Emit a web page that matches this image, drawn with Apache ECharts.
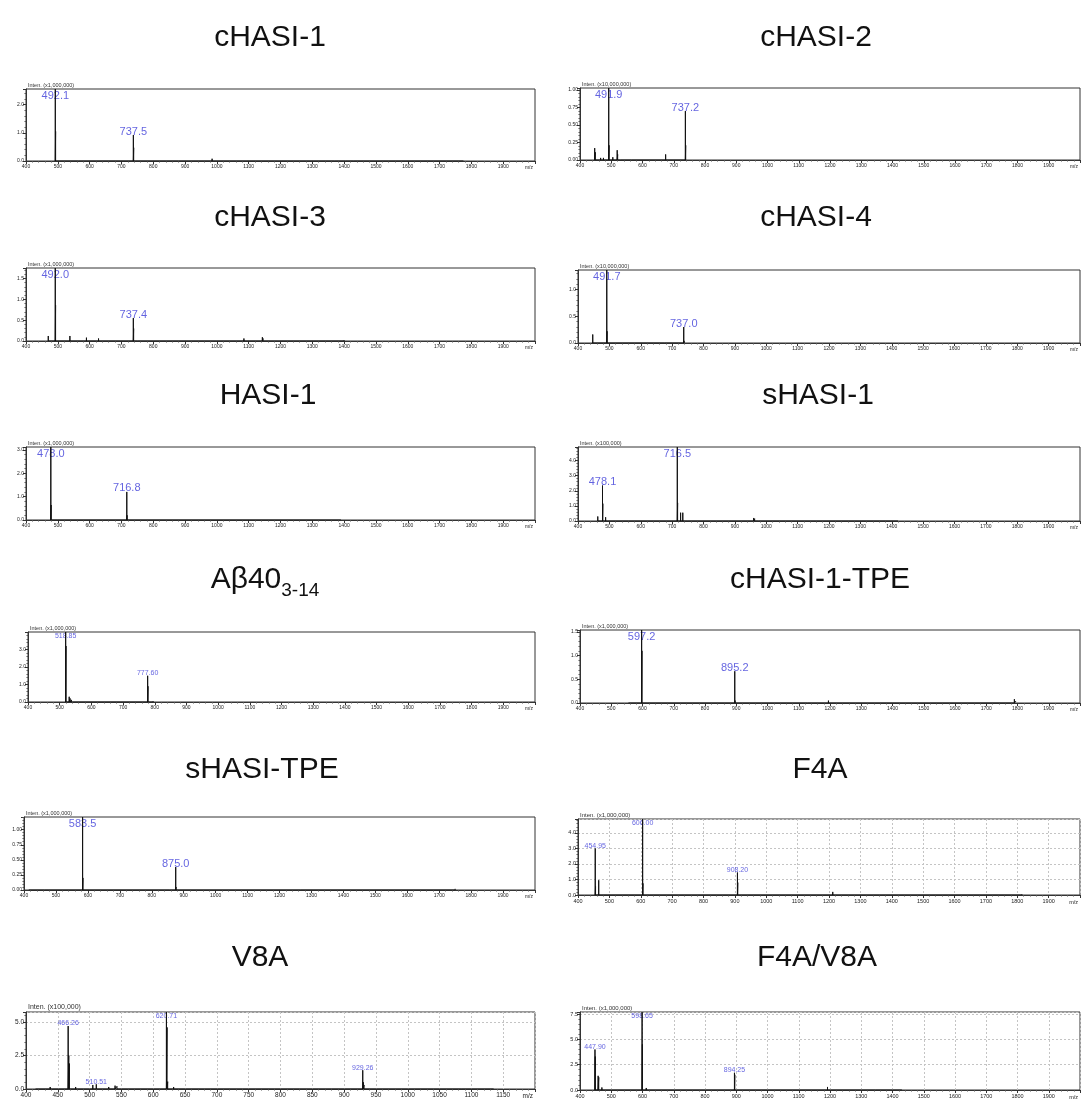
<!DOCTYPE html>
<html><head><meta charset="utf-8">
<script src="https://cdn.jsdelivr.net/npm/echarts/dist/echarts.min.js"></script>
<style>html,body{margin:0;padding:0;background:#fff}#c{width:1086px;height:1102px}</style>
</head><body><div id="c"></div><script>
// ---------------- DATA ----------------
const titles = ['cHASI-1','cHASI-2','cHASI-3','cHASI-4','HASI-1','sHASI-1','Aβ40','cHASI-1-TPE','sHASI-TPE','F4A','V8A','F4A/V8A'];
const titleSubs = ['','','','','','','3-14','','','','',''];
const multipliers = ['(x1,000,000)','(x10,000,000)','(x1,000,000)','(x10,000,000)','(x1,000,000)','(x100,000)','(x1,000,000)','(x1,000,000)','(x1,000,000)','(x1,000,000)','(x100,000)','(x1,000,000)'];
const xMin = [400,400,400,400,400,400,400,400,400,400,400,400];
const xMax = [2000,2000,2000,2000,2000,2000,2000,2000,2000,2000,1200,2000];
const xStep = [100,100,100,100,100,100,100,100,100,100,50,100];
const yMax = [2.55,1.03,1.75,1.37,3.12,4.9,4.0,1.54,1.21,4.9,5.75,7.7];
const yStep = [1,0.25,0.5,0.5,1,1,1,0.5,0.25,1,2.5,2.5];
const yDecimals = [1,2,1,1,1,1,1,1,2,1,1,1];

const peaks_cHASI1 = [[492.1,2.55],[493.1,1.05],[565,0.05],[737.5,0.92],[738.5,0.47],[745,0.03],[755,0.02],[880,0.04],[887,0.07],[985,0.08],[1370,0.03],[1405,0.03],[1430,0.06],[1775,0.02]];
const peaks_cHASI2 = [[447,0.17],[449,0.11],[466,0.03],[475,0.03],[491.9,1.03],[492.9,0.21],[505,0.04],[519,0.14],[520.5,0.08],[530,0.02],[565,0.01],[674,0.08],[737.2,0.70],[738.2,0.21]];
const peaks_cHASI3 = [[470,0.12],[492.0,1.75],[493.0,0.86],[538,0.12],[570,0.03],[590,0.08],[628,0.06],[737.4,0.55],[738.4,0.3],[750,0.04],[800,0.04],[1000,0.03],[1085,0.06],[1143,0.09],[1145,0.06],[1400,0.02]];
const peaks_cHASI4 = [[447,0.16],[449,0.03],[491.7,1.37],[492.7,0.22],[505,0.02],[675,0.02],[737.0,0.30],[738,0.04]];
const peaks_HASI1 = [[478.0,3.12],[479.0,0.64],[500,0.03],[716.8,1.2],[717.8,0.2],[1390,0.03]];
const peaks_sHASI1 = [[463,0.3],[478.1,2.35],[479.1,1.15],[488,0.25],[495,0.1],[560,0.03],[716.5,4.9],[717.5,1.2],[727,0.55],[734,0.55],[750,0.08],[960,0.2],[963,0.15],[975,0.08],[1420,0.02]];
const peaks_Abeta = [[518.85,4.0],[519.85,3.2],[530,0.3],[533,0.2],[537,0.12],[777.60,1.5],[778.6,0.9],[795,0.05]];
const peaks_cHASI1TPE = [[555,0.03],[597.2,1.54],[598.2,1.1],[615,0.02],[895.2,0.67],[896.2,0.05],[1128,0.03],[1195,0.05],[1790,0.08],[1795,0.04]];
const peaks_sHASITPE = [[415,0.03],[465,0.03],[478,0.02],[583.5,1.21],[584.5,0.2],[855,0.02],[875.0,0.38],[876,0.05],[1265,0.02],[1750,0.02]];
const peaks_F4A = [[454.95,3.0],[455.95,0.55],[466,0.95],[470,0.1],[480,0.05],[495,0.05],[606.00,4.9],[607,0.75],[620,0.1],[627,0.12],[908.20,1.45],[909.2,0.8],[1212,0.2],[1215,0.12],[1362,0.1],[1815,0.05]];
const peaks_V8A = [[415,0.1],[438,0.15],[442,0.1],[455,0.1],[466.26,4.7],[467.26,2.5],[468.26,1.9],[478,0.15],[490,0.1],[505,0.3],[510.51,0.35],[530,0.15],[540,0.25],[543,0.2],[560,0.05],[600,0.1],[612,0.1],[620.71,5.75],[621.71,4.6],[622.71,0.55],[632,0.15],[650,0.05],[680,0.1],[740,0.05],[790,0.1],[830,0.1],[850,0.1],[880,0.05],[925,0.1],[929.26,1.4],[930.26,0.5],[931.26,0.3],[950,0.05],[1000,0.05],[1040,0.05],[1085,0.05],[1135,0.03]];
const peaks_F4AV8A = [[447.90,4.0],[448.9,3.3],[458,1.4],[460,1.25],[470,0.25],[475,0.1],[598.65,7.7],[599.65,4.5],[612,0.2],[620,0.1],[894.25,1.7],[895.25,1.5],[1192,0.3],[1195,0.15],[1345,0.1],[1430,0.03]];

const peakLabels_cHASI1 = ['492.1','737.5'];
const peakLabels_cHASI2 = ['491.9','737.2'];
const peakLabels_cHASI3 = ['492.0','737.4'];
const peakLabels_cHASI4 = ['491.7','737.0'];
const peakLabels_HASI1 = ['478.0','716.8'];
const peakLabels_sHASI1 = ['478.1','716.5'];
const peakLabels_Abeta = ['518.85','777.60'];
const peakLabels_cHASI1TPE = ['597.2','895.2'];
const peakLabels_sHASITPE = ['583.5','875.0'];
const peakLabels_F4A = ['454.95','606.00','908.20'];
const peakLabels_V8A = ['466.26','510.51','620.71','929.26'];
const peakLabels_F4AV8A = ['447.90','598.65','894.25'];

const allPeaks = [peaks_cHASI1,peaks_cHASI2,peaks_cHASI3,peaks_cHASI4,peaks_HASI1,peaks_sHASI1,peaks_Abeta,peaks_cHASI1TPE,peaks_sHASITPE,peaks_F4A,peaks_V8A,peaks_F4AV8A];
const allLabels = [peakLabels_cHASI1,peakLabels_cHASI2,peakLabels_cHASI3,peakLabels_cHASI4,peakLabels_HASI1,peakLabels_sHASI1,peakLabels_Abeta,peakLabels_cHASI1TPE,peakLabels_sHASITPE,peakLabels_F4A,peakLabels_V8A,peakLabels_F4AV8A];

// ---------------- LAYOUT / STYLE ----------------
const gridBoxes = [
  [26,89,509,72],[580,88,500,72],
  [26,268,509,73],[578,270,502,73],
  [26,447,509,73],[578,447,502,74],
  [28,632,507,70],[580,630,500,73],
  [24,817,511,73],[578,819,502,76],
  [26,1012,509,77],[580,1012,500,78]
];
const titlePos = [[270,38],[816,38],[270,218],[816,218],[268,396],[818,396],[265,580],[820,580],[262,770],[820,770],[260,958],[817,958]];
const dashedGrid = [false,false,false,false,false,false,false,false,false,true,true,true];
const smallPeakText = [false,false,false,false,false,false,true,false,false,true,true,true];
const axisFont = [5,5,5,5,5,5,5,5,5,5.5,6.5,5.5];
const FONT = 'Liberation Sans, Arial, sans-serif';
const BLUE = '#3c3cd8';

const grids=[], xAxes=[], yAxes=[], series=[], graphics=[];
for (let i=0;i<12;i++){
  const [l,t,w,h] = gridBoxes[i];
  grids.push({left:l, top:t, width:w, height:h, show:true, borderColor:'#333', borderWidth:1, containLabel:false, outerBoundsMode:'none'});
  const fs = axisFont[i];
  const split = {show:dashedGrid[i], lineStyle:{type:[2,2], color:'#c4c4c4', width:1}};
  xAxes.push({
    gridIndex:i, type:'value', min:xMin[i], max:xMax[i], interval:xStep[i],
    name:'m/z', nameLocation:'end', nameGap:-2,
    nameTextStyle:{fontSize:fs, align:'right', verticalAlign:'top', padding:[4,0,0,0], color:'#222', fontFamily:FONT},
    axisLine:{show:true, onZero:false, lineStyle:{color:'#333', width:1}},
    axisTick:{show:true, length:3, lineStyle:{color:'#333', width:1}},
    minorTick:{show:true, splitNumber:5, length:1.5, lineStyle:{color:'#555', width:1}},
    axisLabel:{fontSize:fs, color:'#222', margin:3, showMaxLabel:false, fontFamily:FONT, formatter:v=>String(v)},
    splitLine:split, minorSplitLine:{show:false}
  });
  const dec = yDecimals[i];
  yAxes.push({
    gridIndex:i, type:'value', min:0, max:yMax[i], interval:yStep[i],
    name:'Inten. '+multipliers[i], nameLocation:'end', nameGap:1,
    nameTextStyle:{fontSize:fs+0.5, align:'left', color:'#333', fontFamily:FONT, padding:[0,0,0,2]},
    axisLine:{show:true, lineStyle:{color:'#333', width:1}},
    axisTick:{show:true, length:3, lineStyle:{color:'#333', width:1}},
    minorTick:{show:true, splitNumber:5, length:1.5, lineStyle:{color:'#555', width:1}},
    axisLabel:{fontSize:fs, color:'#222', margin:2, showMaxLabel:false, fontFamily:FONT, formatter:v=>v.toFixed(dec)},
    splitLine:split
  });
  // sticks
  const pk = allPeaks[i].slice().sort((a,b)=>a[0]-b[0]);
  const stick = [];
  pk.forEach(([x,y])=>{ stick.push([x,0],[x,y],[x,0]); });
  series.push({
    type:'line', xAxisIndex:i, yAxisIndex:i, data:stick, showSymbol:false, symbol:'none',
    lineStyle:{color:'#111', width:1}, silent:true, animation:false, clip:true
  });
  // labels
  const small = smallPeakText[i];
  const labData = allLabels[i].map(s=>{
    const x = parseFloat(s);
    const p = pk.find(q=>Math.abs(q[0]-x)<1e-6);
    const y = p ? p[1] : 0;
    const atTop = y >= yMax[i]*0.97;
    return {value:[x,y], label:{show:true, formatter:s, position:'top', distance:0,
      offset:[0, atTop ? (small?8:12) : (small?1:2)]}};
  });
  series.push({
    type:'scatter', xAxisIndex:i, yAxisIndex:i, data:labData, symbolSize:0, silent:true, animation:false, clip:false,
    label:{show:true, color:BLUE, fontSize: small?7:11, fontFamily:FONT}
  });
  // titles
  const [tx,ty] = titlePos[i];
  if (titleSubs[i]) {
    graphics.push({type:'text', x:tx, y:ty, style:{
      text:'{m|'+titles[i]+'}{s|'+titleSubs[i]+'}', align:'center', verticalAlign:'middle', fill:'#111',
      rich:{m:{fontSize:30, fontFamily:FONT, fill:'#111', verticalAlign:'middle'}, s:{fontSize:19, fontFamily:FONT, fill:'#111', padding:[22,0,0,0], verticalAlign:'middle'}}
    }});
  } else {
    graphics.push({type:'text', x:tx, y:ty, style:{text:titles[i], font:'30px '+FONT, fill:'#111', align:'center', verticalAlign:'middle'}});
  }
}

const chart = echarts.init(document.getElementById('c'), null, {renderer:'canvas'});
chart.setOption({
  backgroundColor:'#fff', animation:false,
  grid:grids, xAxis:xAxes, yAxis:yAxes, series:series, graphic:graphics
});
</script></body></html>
=====
#### [Task instructions]
Omitting all pictures, restate exactly the lines of the material from its start through the line that contains "const yDecimals = [1,2,1,1,1,1,1,1,2,1,1,1];".

#### [Output of the task]
Emit a web page that matches this image, drawn with Apache ECharts.
<!DOCTYPE html>
<html><head><meta charset="utf-8">
<script src="https://cdn.jsdelivr.net/npm/echarts/dist/echarts.min.js"></script>
<style>html,body{margin:0;padding:0;background:#fff}#c{width:1086px;height:1102px}</style>
</head><body><div id="c"></div><script>
// ---------------- DATA ----------------
const titles = ['cHASI-1','cHASI-2','cHASI-3','cHASI-4','HASI-1','sHASI-1','Aβ40','cHASI-1-TPE','sHASI-TPE','F4A','V8A','F4A/V8A'];
const titleSubs = ['','','','','','','3-14','','','','',''];
const multipliers = ['(x1,000,000)','(x10,000,000)','(x1,000,000)','(x10,000,000)','(x1,000,000)','(x100,000)','(x1,000,000)','(x1,000,000)','(x1,000,000)','(x1,000,000)','(x100,000)','(x1,000,000)'];
const xMin = [400,400,400,400,400,400,400,400,400,400,400,400];
const xMax = [2000,2000,2000,2000,2000,2000,2000,2000,2000,2000,1200,2000];
const xStep = [100,100,100,100,100,100,100,100,100,100,50,100];
const yMax = [2.55,1.03,1.75,1.37,3.12,4.9,4.0,1.54,1.21,4.9,5.75,7.7];
const yStep = [1,0.25,0.5,0.5,1,1,1,0.5,0.25,1,2.5,2.5];
const yDecimals = [1,2,1,1,1,1,1,1,2,1,1,1];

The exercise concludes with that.